My first awareness of the issue occurred when I was nine. I attended a choir school for boys modeled after the cathedral schools of England. St. Peter’s Choir School in Philadelphia no longer exists as a choir school – having become an independent, coeducational, private day school, and a flourishing one at that.
But in 1957 there were forty of us, all boys, grades four through nine. The music and academic educations were demanding and wonderful. Mandatory Latin, mandatory French, mandatory piano lessons and sight-singing class, mandatory public speaking and religious education in the ways of the Episcopal Church – these subjects in addition to the usual English, mathematics, science, history and the like.

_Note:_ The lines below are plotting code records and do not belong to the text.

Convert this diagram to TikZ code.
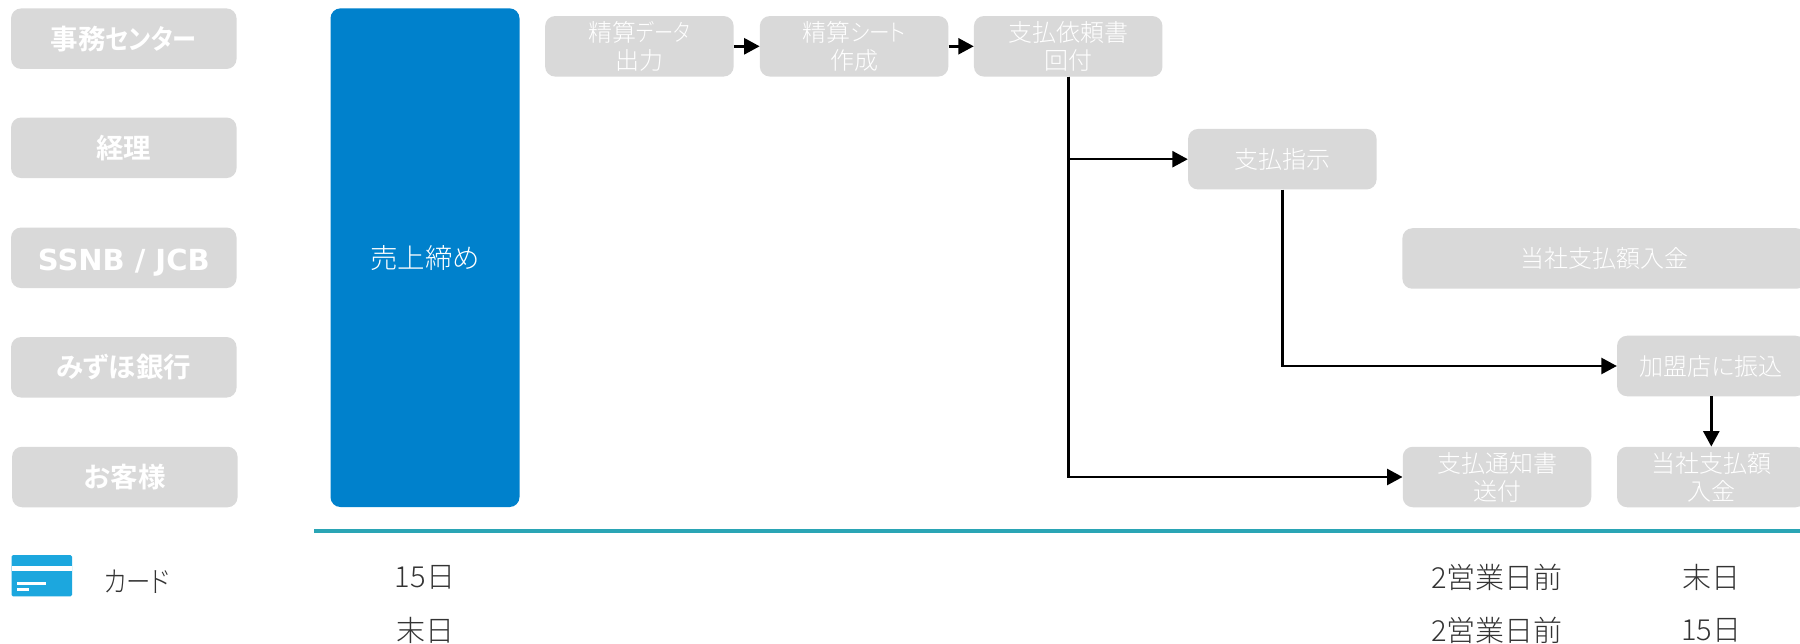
\documentclass[tikz,border=0pt]{standalone}
\usepackage{graphicx}
\usepackage{fontspec}
\setmainfont{Noto Sans CJK JP}[UprightFont=* Light,BoldFont=* Bold,RawFeature=+palt]
\newfontfamily\latbold{DejaVu Sans Bold}
\usetikzlibrary{arrows.meta}
\definecolor{boxgray}{HTML}{D9D9D9}
\definecolor{mainblue}{HTML}{0081CC}
\definecolor{rulecolor}{HTML}{2AA5B5}
\definecolor{iconblue}{HTML}{1CA7DE}
\definecolor{datetext}{HTML}{333333}
\newcommand{\narrowkana}[2]{\scalebox{#1}[1]{#2}}
\tikzset{
  x=1pt,y=-1pt,
  graybox/.style={fill=boxgray,draw=none,rounded corners=10pt,inner sep=0pt,text=white,align=center,
    font=\fontsize{24}{28}\selectfont},
  lanebox/.style={graybox,minimum width=225.5pt,minimum height=60.5pt,font=\fontsize{27.5}{30}\selectfont\bfseries},
  stepbox/.style={graybox,minimum width=188.5pt,minimum height=60.5pt},
  flow/.style={draw=black,line width=2.6pt,-{Triangle[length=15.5pt,width=16pt]}},
  datelabel/.style={text=datetext,inner sep=0pt,font=\fontsize{29}{30}\selectfont},
}
\begin{document}
\begin{tikzpicture}
\useasboundingbox (0,0) rectangle (1800,644);
\fill[white] (0,0) rectangle (1800,644);
% lanes
\node[lanebox] (l1) at (123.8,38.7) {\raisebox{-1.5pt}{事務\narrowkana{0.88}{センター}}};
\node[lanebox] (l2) at (123.8,147.8) {\raisebox{-1.5pt}{経理}};
\node[lanebox] (l3) at (123.8,257.8) {\smash{\raisebox{-12.5pt}{\latbold\fontsize{29}{30}\selectfont SSNB / JCB}}};
\node[lanebox] (l4) at (123.8,367.3) {\raisebox{-1.5pt}{みずほ銀行}};
\node[lanebox] (l5) at (124.8,477) {\raisebox{-1.5pt}{お客様}};
% main block
\node[fill=mainblue,rounded corners=10pt,inner sep=0pt,minimum width=189pt,minimum height=498.7pt,text=white,
  font=\fontsize{27.5}{30}\selectfont] (uriage) at (425,257.7) {\raisebox{-1.5pt}{売上締め}};
% steps
\node[stepbox] (a1) at (639.4,46.3) {精算\narrowkana{0.8}{データ}\\出力};
\node[stepbox] (a2) at (854.1,46.3) {精算\narrowkana{0.86}{シート}\\作成};
\node[stepbox] (a3) at (1068.2,46.3) {支払依頼書\\回付};
\node[stepbox] (b1) at (1282.3,159.2) {\raisebox{-1.5pt}{支払指示}};
\node[graybox,minimum width=404pt,minimum height=60.5pt] (c1) at (1604.4,258.5) {\raisebox{-1.5pt}{当社支払額入金}};
\node[stepbox] (d1) at (1711.3,366) {\raisebox{-1.5pt}{加盟店に振込}};
\node[stepbox] (e1) at (1497,477) {支払通知書\\送付};
\node[stepbox] (e2) at (1711.3,477) {当社支払額\\入金};
% connectors
\draw[flow] (a1) -- (a2);
\draw[flow] (a2) -- (a3);
\draw[flow] (a3.south) |- (b1.west);
\draw[flow] (a3.south) |- (e1.west);
\draw[flow] (b1.south) |- (d1.west);
\draw[flow] (d1.south) -- (e2.north);
% rule
\fill[rulecolor] (314,529.3) rectangle (1800,533.3);
% card icon
\fill[iconblue,rounded corners=1.5pt] (11.5,555) rectangle (72,596.3);
\fill[white] (11.5,566.3) rectangle (72,571.3);
\fill[white] (17,582) rectangle (45.5,585.3);
\fill[white] (17,588) rectangle (28.7,590.7);
% labels
\node[datelabel] (card) at (137,581.5) {\narrowkana{0.84}{カード}};
\node[datelabel] (t1) at (425,577) {15日};
\node[datelabel] (t2) at (425,630) {末日};
\node[datelabel] (t3) at (1497,577) {2営業日前};
\node[datelabel] (t4) at (1497,630) {2営業日前};
\node[datelabel] (t5) at (1711,577) {末日};
\node[datelabel] (t6) at (1711,630) {15日};
\end{tikzpicture}
\end{document}
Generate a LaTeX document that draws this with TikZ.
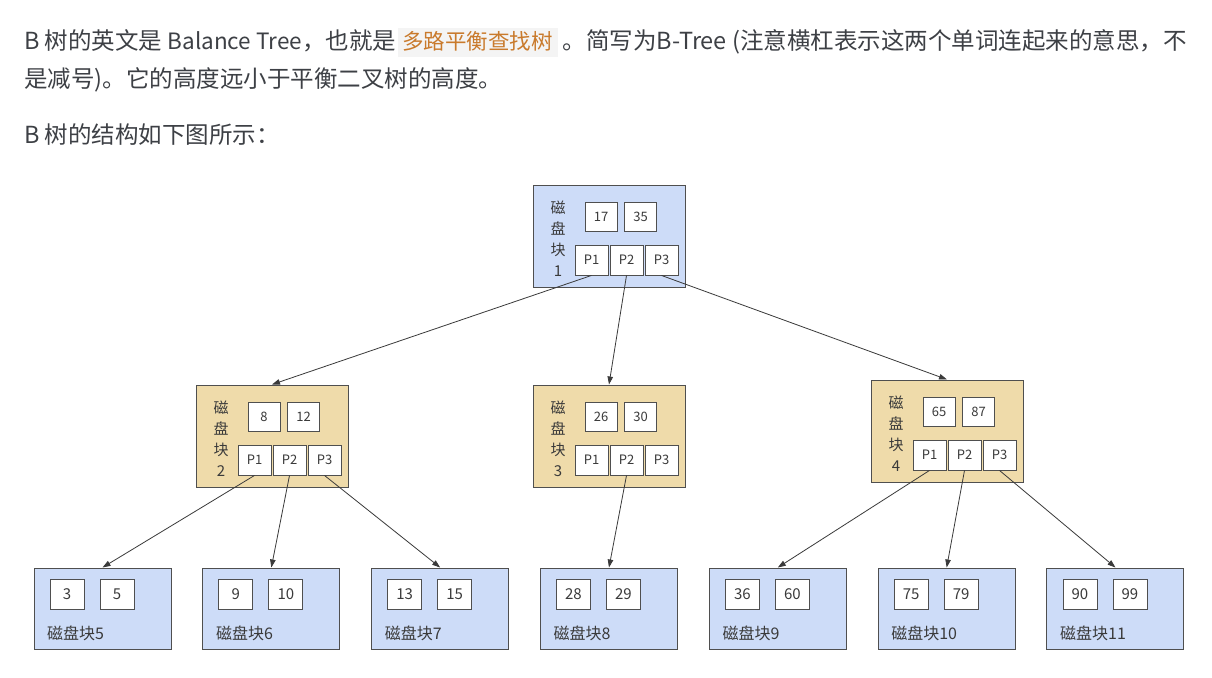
\documentclass[tikz,border=0pt]{standalone}
\usepackage{fontspec}
\setmainfont{Noto Sans CJK SC}
\usetikzlibrary{arrows.meta}
\definecolor{bodytxt}{HTML}{3D4045}
\definecolor{hlbg}{HTML}{F4F4F4}
\definecolor{hltxt}{HTML}{C97A2C}
\definecolor{edge}{HTML}{4F4F4F}
\definecolor{blueF}{HTML}{CDDCF8}
\definecolor{tanF}{HTML}{EFDBAA}
\definecolor{nodetxt}{HTML}{3A3A3A}
\definecolor{linec}{HTML}{3A3A3A}

% an inner B-tree block: name, style, left, top, key1, key2, number
\newcommand\BNode[7]{%
  \node[#2] (#1) at (#3+76,#4+51) {};
  \node[cell] (#1-k1) at (#3+68,#4+31.5) {#5};
  \node[cell] (#1-k2) at (#3+107.5,#4+31.5) {#6};
  \node[ptr] (#1-p1) at (#3+58.5,#4+75) {P1};
  \node[ptr] (#1-p2) at (#3+93.5,#4+75) {P2};
  \node[ptr] (#1-p3) at (#3+128.5,#4+75) {P3};
  \node[vlab] (#1-lab) at (#3+25,#4+53.5) {磁\\盘\\块\\#7};
}
% a leaf block: name, column index, key1, key2, number
\newcommand\BLeaf[5]{%
  \pgfmathsetmacro\lx{34+168.83*#2}
  \node[leaf] (#1) at (\lx+68.5,608.5) {};
  \node[leafcell] (#1-k1) at (\lx+33,594) {#3};
  \node[leafcell] (#1-k2) at (\lx+83,594) {#4};
  \node[leaflab] (#1-lab) at (\lx+13,633) {磁盘块#5};
}
% inline highlighted term
\newcommand\hlterm[1]{{\setlength\fboxsep{0pt}\colorbox{hlbg}{\rule[-8pt]{0pt}{29pt}\hspace{4pt}\textcolor{hltxt}{\fontsize{21.5}{21.5}\selectfont #1}\hspace{5pt}}}}

\begin{document}
\begin{tikzpicture}[x=1pt,y=-1pt,
  blk/.style={draw=edge, line width=1pt, inner sep=0pt, minimum width=152pt, minimum height=102pt},
  blueblk/.style={blk, fill=blueF},
  tanblk/.style={blk, fill=tanF},
  leaf/.style={blk, fill=blueF, minimum width=137pt, minimum height=81pt},
  cell/.style={draw=edge, fill=white, line width=0.9pt, inner sep=0pt,
    minimum width=32pt, minimum height=29pt, text=nodetxt, font=\fontsize{13}{13}\selectfont},
  ptr/.style={cell, minimum width=33pt, minimum height=30pt},
  leafcell/.style={cell, minimum width=34pt, minimum height=30pt, font=\fontsize{15}{15}\selectfont},
  vlab/.style={inner sep=0pt, align=center, text=nodetxt, font=\fontsize{15}{21}\selectfont},
  leaflab/.style={inner sep=0pt, anchor=west, text=nodetxt, font=\fontsize{16}{16}\selectfont},
  para/.style={inner sep=0pt, anchor=base west, text=bodytxt, font=\fontsize{23.5}{23.5}\selectfont},
  link/.style={draw=linec, line width=0.8pt, -{Triangle[length=8pt,width=5.5pt]}}]
\useasboundingbox[fill=white] (0,0) rectangle (1212,677);

% introductory paragraph
\node[para] (l1) at (24,49) {B 树的英文是 {\fontsize{22.5}{22.5}\selectfont Balance Tree}，也就是\hspace{2pt}\hlterm{多路平衡查找树} 。简写为B-Tree (注意横杠表示这两个单词连起来的意思，不};
\node[para] (l2) at (24,87) {是减号)。它的高度远小于平衡二叉树的高度。};
\node[para] (l3) at (24,143) {B 树的结构如下图所示：};

% inner blocks
\BNode{r}{blueblk}{533}{185}{17}{35}{1}
\BNode{a}{tanblk}{196}{385}{8}{12}{2}
\BNode{b}{tanblk}{533}{385}{26}{30}{3}
\BNode{c}{tanblk}{871}{380}{65}{87}{4}

% leaf blocks
\BLeaf{d5}{0}{3}{5}{5}
\BLeaf{d6}{1}{9}{10}{6}
\BLeaf{d7}{2}{13}{15}{7}
\BLeaf{d8}{3}{28}{29}{8}
\BLeaf{d9}{4}{36}{60}{9}
\BLeaf{d10}{5}{75}{79}{10}
\BLeaf{d11}{6}{90}{99}{11}

% child pointers
\draw[link] (r-p1.south) -- (a.north);
\draw[link] (r-p2.south) -- (b.north);
\draw[link] (r-p3.south) -- (c.north);
\draw[link] (a-p1.south) -- (d5.north);
\draw[link] (a-p2.south) -- (d6.north);
\draw[link] (a-p3.south) -- (d7.north);
\draw[link] (b-p2.south) -- (d8.north);
\draw[link] (c-p1.south) -- (d9.north);
\draw[link] (c-p2.south) -- (d10.north);
\draw[link] (c-p3.south) -- (d11.north);
\end{tikzpicture}
\end{document}
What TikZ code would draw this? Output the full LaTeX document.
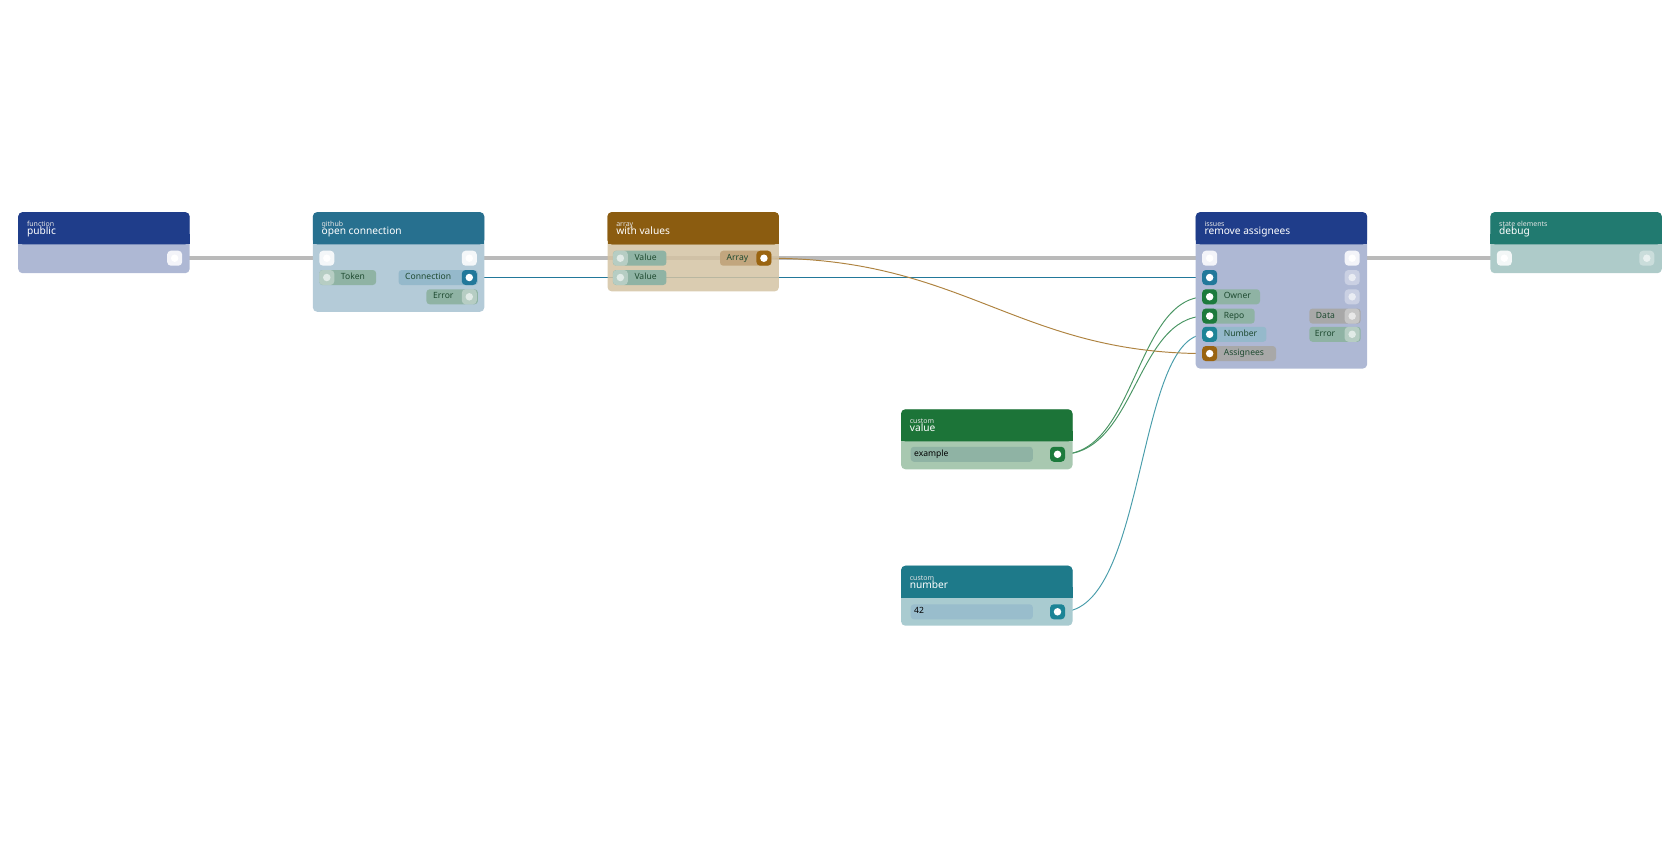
\documentclass[tikz,border=0pt]{standalone}
\usepackage{fontspec}
\setmainfont{Noto Sans}
\usetikzlibrary{backgrounds}
\definecolor{hBlue}{HTML}{1F3D8A}\definecolor{bBlue}{HTML}{AEB8D4}
\definecolor{hGit}{HTML}{27708F}\definecolor{bGit}{HTML}{B4CBD8}
\definecolor{hArr}{HTML}{8B5C10}\definecolor{bArr}{HTML}{D4C3A3}
\definecolor{hDbg}{HTML}{217A70}\definecolor{bDbg}{HTML}{AECBC9}
\definecolor{hVal}{HTML}{1C7438}\definecolor{bVal}{HTML}{A8C8B0}
\definecolor{hNum}{HTML}{1E7A8A}\definecolor{bNum}{HTML}{A9CBD0}
\definecolor{cGit}{HTML}{22789A}\definecolor{cGrn}{HTML}{1C7A3C}
\definecolor{cNum}{HTML}{1C8496}\definecolor{cArr}{HTML}{9A6410}
\definecolor{pGrn}{HTML}{8FB3A4}\definecolor{pBlu}{HTML}{95B9CB}
\definecolor{pArr}{HTML}{C2A67E}\definecolor{pGry}{HTML}{A8A8A8}
\definecolor{tGrn}{HTML}{1E4A30}
\newcommand\blk[8]{% name x top bottom head body cat title
  \fill[#6,rounded corners=4] (#2,#3) rectangle (#2+160,#4);
  \fill[#5,rounded corners=4] (#2,#3) rectangle (#2+160,#3+30);
  \fill[#5] (#2,#3+20) rectangle (#2+160,#3+30);
  \node[cat] at (#2+8,#3+13.5) {#7};
  \node[head] at (#2+8,#3+21) {#8};
  \coordinate (#1) at (#2,#3);}
\newcommand\port[4]{% name x y color
  \fill[#4,rounded corners=3.5] (#2-7,#3-7) rectangle (#2+7,#3+7);
  \node[circle,fill=white,inner sep=0,minimum size=7pt] (#1) at (#2,#3) {};}
\newcommand\ghost[3]{% name x y  (light inactive port)
  \fill[white,opacity=0.35,rounded corners=3.5] (#2-7,#3-7) rectangle (#2+7,#3+7);
  \node[circle,fill=white,fill opacity=0.6,inner sep=0,minimum size=7pt] (#1) at (#2,#3) {};}
\newcommand\pill[6]{% x1 x2 y color text textx
  \fill[#4,rounded corners=3] (#1,#3-7) rectangle (#2,#3+7);
  \node[lbl,anchor=west] at (#6,#3) {\vphantom{Ag}#5};}
\begin{document}
\begin{tikzpicture}[x=1pt,y=-1pt,
  head/.style={font=\fontsize{9.5}{10}\selectfont,text=white,anchor=base west,inner sep=0},
  cat/.style={font=\fontsize{6.5}{7}\selectfont,text=white!80!gray,anchor=base west,inner sep=0},
  lbl/.style={font=\fontsize{8}{9}\selectfont,inner sep=0,text=tGrn},
  wire/.style={line width=0.9pt},
  exec/.style={line width=3.5pt,draw=black!27}]
\useasboundingbox (0,0) rectangle (1568,784);
% blocks
\blk{pub}{17}{198}{255}{hBlue}{bBlue}{function}{public}
\blk{git}{292}{198}{291}{hGit}{bGit}{github}{open connection}
\blk{iss}{1116}{198}{344}{hBlue}{bBlue}{issues}{remove assignees}
\blk{dbg}{1391}{198}{255}{hDbg}{bDbg}{state elements}{debug}
\blk{val}{841}{382}{438}{hVal}{bVal}{custom}{value}
\blk{num}{841}{528}{584}{hNum}{bNum}{custom}{number}
% public
\port{pubout}{163}{241}{white!85!bBlue}
% github
\port{gitin}{305}{241}{white!85!bGit}
\port{gitout}{438}{241}{white!85!bGit}
\pill{298}{351}{259}{pGrn}{Token}{318}
\ghost{gtok}{305}{259}
\pill{372}{446}{259}{pBlu}{Connection}{378}
\port{gconn}{438}{259}{cGit}
\pill{398}{446}{277}{pGrn}{Error}{404}
\ghost{gerr}{438}{277}
% issues
\port{issin}{1129}{241}{white!85!bBlue}
\port{issout}{1262}{241}{white!85!bBlue}
\port{iconn}{1129}{259}{cGit}
\ghost{ig1}{1262}{259}
\ghost{ig2}{1262}{277}
\pill{1122}{1176}{277}{pGrn}{Owner}{1142}
\port{iown}{1129}{277}{cGrn}
\pill{1122}{1171}{295}{pGrn}{Repo}{1142}
\port{irepo}{1129}{295}{cGrn}
\pill{1122}{1182}{312}{pBlu}{Number}{1142}
\port{inum}{1129}{312}{cNum}
\pill{1122}{1191}{330}{pGry}{Assignees}{1142}
\port{iass}{1129}{330}{cArr}
\pill{1222}{1270}{295}{pGry}{Data}{1228}
\ghost{idata}{1262}{295}
\pill{1222}{1270}{312}{pGrn}{Error}{1227}
\ghost{ierr}{1262}{312}
% debug
\port{dbgin}{1404}{241}{white!85!bDbg}
\ghost{dbgout}{1537}{241}
% value / number
\fill[pGrn,rounded corners=3] (850,417) rectangle (964,431);
\node[lbl,anchor=west,text=black] at (853,424) {\vphantom{Ag}example};
\port{vout}{987}{424}{cGrn}
\fill[pBlu!80!bNum,rounded corners=3] (850,564) rectangle (964,578);
\node[lbl,anchor=west,text=black] at (853,571) {\vphantom{Ag}42};
\port{nout}{987}{571}{cNum}
\begin{pgfonlayer}{background}
% exec wires
\draw[exec] (pubout) -- (gitin);
\draw[exec] (gitout) -- (issin);
\draw[exec] (issout) -- (dbgin);
% data wires
\draw[wire,cGit] (gconn) -- (iconn);
\draw[wire,cNum!80] (nout) .. controls (1070,571) and (1060,312) .. (inum);
\draw[wire,cGrn!80] (vout) .. controls (1060,424) and (1060,277) .. (iown);
\draw[wire,cGrn!80] (vout) .. controls (1060,424) and (1060,295) .. (irepo);
\end{pgfonlayer}
% with values (drawn over wires, translucent)
\begin{scope}[opacity=0.85]
\blk{arr}{567}{198}{272}{hArr}{bArr}{array}{with values}
\end{scope}
\fill[hArr,rounded corners=4] (567,198) rectangle (727,228);
\fill[hArr] (567,218) rectangle (727,228);
\node[cat] at (575,211.5) {array};
\node[head] at (575,219) {with values};
\pill{572}{622}{241}{pGrn}{Value}{592}
\ghost{av1}{579}{241}
\pill{572}{622}{259}{pGrn}{Value}{592}
\ghost{av2}{579}{259}
\pill{672}{720}{241}{pArr}{Array}{678}
\port{aout}{713}{241}{cArr}
\begin{pgfonlayer}{background}
\draw[wire,cArr!80] (aout) .. controls (900,241) and (950,330) .. (iass);
\end{pgfonlayer}
\end{tikzpicture}
\end{document}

Everyday a choral rehearsal after school, two rehearsals on Friday and two on Sunday – one before each of the two services sung every Sunday, September through early June. It was at these church services that I first noticed it. We’d be singing some incredibly moving choral composition by Bach or Palestrina or Rachmaninoff, or. . .and during measures when I was not singing but counting rests, my eyes would occasionally furtively scan the congregation.
The Rector of the parish looked bored out of his mind. Some were busy reading the church bulletin, some were asleep – no one ever talked. But some were hanging on every note we sang with rapt attention. Who were these people? Why were they listening to the music – an amazingly rewarding behavior I had discovered even earlier in my life.
I didn’t know it at the time, but my life’s work was being formed and shaped.